The high school baseball players will play in the White Sox’s annual Double Duty Classic game Tuesday evening at Guaranteed Rate Field, featuring the future of baseball and honoring its past.

But before they play, the students learned about the Negro Leagues. From 1920 through the 1930s, its teams were the only way for Black baseball players to chase their dreams.

Other tour stops included Louis Armstrong’s home, Emmett Till’s Chicago home, murals and Parkway Gardens.

Sir Jamison Jones, a senior from Blue Island who is going to Illinois State University and hopes to get drafted into Major League Baseball, got some valuable lessons from the tour.

“I learned a lot about the city that I didn’t know and stuff that I should,” Jones said. “(I didn’t) really know much before, because they don’t teach this in school.”
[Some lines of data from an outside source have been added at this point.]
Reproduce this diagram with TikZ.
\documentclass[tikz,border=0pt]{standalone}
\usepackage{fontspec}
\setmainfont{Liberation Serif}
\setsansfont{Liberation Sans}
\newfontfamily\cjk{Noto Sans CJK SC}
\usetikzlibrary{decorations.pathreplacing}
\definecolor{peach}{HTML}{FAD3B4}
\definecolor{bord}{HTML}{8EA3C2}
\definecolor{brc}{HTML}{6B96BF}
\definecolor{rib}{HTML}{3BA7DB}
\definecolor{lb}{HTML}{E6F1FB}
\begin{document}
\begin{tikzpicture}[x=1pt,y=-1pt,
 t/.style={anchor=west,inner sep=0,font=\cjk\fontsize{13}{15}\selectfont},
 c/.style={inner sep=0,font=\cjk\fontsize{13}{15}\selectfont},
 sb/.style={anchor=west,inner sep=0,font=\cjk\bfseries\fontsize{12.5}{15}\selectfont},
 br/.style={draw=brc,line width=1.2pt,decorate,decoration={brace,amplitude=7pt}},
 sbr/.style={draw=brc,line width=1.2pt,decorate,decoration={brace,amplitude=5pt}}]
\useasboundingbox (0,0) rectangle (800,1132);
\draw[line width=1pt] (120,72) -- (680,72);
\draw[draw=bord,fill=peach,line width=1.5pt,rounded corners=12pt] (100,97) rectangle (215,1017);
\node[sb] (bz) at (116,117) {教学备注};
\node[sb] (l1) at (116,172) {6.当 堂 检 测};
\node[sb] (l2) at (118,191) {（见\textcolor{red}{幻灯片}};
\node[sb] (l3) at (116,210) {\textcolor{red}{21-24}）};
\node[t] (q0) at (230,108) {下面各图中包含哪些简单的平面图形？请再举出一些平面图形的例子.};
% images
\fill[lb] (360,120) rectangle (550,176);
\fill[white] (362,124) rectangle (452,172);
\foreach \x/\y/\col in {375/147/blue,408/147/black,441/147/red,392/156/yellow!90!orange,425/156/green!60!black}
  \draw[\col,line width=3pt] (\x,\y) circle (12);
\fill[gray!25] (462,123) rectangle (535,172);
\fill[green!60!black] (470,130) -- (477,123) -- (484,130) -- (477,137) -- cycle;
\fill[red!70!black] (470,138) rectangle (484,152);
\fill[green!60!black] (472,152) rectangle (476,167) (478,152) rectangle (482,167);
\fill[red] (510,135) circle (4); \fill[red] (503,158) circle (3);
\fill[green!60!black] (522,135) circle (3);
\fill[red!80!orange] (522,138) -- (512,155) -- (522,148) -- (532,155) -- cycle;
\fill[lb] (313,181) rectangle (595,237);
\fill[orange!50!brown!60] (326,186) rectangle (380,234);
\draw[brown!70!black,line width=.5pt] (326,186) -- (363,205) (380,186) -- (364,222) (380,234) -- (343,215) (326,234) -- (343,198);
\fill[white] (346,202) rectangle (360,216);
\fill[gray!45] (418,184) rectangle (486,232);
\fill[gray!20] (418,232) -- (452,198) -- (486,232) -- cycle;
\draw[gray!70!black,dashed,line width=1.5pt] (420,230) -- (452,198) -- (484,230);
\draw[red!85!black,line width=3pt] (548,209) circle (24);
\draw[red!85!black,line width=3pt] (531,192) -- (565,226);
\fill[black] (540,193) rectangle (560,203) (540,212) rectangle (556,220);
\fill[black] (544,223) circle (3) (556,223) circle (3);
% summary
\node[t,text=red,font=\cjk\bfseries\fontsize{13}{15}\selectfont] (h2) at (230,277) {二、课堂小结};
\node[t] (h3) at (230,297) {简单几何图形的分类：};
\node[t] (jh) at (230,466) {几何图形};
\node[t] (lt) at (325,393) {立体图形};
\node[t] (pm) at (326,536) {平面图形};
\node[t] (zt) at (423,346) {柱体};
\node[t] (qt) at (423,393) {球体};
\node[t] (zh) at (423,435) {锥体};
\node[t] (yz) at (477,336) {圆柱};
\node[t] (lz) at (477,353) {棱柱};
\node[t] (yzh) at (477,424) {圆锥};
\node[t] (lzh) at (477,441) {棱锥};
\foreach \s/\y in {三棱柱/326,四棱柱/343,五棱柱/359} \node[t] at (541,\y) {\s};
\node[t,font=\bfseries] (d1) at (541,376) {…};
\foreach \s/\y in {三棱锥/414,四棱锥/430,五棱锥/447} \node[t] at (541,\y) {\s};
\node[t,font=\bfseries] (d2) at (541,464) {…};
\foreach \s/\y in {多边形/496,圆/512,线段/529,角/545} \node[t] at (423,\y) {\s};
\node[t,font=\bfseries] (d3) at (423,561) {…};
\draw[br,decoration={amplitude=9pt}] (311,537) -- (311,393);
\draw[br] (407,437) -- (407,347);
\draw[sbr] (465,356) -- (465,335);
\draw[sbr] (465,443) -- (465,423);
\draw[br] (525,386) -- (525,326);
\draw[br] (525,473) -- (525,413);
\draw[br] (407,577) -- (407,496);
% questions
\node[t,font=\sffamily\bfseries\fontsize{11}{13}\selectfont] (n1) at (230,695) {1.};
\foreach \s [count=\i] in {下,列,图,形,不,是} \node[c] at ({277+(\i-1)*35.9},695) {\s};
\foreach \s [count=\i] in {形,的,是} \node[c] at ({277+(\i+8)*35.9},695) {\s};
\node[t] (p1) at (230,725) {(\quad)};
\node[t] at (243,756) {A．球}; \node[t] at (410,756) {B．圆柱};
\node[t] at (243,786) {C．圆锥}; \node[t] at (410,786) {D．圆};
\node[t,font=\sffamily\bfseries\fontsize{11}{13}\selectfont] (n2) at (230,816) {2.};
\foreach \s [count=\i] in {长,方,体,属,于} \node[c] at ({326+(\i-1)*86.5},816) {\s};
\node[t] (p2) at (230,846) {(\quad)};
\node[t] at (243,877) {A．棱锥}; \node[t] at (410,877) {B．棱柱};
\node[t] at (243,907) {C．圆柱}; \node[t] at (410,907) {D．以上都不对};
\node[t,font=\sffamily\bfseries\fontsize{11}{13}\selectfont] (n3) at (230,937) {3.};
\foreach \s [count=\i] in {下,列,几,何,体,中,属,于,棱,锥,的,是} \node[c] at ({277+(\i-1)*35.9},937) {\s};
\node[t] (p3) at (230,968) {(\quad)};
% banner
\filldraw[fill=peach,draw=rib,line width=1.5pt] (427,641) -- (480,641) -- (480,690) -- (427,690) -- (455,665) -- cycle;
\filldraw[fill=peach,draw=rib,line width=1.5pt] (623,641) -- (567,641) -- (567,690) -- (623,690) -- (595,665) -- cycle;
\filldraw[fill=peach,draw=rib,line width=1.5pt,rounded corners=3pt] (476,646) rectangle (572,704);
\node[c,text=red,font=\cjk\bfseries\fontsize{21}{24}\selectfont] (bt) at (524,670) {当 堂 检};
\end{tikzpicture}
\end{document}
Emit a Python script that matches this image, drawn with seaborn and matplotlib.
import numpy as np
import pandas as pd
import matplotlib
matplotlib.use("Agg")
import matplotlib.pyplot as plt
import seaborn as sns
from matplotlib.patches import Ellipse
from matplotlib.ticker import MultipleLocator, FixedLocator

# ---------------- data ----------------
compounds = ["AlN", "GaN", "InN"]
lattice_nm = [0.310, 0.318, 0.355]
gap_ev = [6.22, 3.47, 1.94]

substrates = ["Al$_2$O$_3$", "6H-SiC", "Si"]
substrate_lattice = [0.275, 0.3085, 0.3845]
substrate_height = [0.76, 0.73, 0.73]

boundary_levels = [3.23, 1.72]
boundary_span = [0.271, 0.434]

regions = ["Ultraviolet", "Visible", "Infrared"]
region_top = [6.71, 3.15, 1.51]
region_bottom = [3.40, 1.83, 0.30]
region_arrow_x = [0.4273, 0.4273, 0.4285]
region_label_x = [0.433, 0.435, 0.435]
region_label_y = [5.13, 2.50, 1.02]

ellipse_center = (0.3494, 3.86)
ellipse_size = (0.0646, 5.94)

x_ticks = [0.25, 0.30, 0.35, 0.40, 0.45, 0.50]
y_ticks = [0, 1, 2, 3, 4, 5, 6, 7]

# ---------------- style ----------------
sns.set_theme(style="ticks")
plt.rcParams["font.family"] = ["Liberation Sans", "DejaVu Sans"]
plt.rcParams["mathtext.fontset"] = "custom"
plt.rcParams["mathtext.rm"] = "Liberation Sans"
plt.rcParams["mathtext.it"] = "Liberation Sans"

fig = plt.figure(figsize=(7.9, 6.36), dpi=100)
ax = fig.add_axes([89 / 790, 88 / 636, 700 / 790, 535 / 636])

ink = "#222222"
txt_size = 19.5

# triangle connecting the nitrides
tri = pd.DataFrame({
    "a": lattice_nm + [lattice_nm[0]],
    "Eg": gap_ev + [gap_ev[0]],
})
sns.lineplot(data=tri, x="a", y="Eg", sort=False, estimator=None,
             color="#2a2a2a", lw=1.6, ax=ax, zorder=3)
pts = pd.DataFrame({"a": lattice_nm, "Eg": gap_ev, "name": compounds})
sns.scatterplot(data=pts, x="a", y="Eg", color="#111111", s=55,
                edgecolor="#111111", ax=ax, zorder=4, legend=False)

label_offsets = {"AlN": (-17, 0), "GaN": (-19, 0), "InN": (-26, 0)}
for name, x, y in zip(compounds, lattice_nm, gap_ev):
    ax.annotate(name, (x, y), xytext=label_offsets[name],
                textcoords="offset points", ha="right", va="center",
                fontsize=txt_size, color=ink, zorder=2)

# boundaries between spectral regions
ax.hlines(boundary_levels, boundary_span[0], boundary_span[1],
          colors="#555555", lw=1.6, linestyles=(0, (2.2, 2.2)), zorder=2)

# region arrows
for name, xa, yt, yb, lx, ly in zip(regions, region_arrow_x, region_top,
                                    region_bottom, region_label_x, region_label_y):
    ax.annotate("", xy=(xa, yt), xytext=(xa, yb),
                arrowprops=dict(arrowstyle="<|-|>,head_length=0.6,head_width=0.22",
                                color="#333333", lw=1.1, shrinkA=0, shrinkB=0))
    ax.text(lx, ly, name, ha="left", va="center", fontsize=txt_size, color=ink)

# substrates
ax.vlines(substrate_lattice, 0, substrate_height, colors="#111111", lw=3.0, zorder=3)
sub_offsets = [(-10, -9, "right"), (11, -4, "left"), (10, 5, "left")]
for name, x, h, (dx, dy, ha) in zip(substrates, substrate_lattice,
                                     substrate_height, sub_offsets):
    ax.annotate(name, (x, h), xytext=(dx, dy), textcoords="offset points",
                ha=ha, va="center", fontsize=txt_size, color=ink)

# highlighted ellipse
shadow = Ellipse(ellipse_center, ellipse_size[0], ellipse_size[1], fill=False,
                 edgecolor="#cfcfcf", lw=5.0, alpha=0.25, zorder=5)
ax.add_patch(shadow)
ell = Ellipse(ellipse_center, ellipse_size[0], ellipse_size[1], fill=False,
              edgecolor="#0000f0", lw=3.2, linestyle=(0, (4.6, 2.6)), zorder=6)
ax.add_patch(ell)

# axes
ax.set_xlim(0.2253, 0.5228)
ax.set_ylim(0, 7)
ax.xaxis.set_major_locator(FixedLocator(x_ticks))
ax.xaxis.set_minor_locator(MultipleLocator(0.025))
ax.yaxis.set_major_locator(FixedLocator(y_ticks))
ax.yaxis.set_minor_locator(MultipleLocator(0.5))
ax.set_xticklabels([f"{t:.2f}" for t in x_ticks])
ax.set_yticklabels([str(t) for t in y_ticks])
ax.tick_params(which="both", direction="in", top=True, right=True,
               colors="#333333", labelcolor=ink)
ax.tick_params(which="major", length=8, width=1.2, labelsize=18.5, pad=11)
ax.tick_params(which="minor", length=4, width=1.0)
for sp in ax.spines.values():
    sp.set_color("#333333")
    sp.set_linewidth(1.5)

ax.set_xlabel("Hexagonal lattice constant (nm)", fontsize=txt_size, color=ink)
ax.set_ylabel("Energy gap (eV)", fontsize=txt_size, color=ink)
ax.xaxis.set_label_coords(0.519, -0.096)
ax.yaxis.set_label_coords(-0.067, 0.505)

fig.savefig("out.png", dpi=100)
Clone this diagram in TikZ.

The Double Duty Classic has been a tradition since 2007 that brings talented high school baseball players from around the Midwest to play in Chicago. The students are part of the Amateur City Elite program, created by the Sox to revitalize interest in baseball among young Black players.

The game honors the history and legacy of the Negro Leagues. The Sox have historically highlighted Negro Leagues teams, and in 1992, they held one of the first Negro Leagues reunions and recognition ceremonies.

Top players are selected from the ACE program to play in the annual game and don nostalgic uniforms. Players and families can meet with scouts during a question-and-answer session.

Chicago historian Shermann “Dilla” Thomas speaks to local high schoolers playing in the Double Duty Classic baseball game.

Chicago historian Shermann “Dilla” Thomas speaks to local high schoolers playing in the Double Duty Classic baseball game.

Owen Ziliak/Sun-Times

Thomas wanted to show the teens that playing baseball on the South Side of Chicago comes with more than a retro jersey.

“We celebrate (former Chicago Cubs player) Ernie Banks,” Thomas told the Sun-Times. “He couldn’t live on the North Side; he had to live in Chatham, and it was his friends that played for the White Sox that showed him the ropes. Many of them learn the ropes from the Negro Leagues players that lived here.”

Thomas turned his Chicago history TikTok posts into a career — plus he’s got 1.3 million likes on the app under the name @6figga_dilla. His popular Chicago Mahogany Tours are designed to showcase the beauty, culture and history of the South Side. He took the juniors and seniors from the Double Duty Classic under his wing for the second year to teach them about Black Chicago’s history.

While in bumper-to-bumper traffic on the expressway, Thomas takes the opportunity to let the group ask him questions.

Topics vary. First is favorite food spots in Chicago, broken down by categories. Later, a student asks about Chicago’s response to George Floyd’s death in 2020. Thomas closes the tour with a promise to the young men.

“Anything is possible. I know that’s something adults say, and you say, ‘Get out of here,’” Thomas said. “You sat on my bus for two hours, and I got this bus from TikTok. Anything is possible. Except for getting on the expressway at this time of the day. Don’t do that.”